• _PROBLEM TO WORK ON_: Write out each line in which the string "chart" is present.
───
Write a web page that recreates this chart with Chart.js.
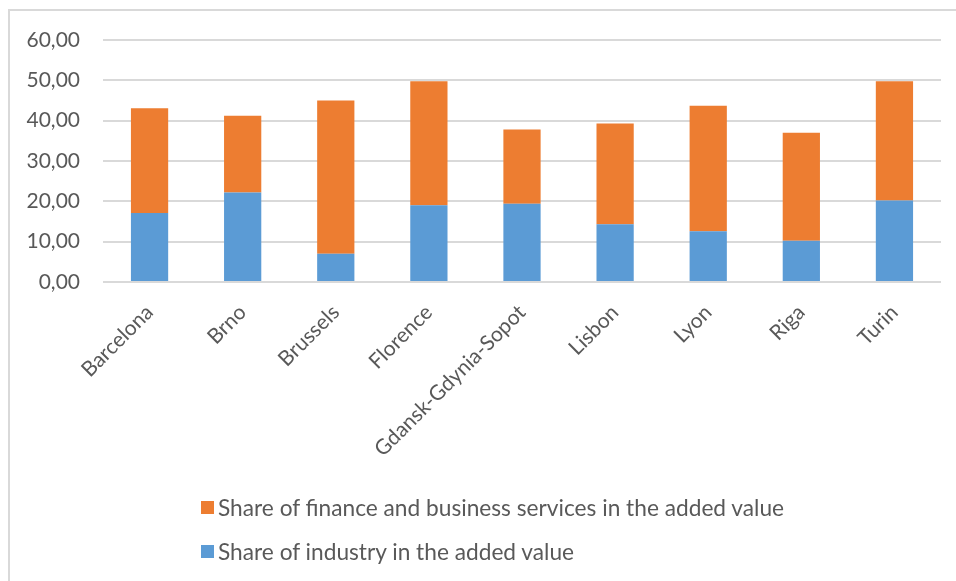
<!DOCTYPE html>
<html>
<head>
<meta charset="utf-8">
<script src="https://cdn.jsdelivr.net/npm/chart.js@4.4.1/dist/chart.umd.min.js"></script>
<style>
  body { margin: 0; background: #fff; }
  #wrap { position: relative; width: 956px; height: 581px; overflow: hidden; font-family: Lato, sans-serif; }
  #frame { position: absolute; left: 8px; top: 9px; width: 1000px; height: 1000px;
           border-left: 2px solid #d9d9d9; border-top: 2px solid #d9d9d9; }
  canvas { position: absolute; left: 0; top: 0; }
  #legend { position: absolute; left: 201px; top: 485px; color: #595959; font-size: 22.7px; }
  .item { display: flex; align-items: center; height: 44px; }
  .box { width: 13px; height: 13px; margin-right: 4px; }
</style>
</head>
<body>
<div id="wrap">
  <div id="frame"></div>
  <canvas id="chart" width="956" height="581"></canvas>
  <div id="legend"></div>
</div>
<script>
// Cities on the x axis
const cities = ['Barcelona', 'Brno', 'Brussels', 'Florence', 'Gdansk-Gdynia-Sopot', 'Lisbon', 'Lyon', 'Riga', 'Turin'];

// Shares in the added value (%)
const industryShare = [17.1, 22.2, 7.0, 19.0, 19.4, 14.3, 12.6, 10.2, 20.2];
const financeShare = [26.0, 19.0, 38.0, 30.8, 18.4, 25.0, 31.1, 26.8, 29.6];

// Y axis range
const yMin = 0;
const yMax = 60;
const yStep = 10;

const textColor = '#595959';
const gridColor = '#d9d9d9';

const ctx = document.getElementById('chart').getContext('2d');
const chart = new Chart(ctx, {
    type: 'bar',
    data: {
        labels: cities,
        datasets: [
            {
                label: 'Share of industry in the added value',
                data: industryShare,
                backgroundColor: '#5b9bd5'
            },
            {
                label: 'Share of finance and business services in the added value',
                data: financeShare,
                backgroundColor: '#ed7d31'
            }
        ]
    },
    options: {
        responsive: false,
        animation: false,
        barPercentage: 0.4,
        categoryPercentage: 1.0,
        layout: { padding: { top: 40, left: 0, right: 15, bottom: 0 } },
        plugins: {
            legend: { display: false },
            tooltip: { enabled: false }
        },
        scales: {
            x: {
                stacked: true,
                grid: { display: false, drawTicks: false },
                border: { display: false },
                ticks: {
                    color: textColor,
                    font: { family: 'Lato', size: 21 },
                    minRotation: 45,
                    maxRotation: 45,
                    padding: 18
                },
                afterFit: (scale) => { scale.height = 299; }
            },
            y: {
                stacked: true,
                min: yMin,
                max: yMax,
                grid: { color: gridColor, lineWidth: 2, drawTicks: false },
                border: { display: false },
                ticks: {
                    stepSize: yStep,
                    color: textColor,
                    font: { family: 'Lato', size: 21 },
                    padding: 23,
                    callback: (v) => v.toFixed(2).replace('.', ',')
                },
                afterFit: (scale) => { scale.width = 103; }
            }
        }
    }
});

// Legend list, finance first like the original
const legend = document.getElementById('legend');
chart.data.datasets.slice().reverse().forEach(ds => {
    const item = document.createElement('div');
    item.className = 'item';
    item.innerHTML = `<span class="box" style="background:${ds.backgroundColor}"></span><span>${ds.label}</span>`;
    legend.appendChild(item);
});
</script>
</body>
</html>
───
• _ANSWER TO THIS PROBLEM_:
Write a web page that recreates this chart with Chart.js.
<script src="https://cdn.jsdelivr.net/npm/chart.js@4.4.1/dist/chart.umd.min.js"></script>
  <canvas id="chart" width="956" height="581"></canvas>
const ctx = document.getElementById('chart').getContext('2d');
const chart = new Chart(ctx, {
chart.data.datasets.slice().reverse().forEach(ds => {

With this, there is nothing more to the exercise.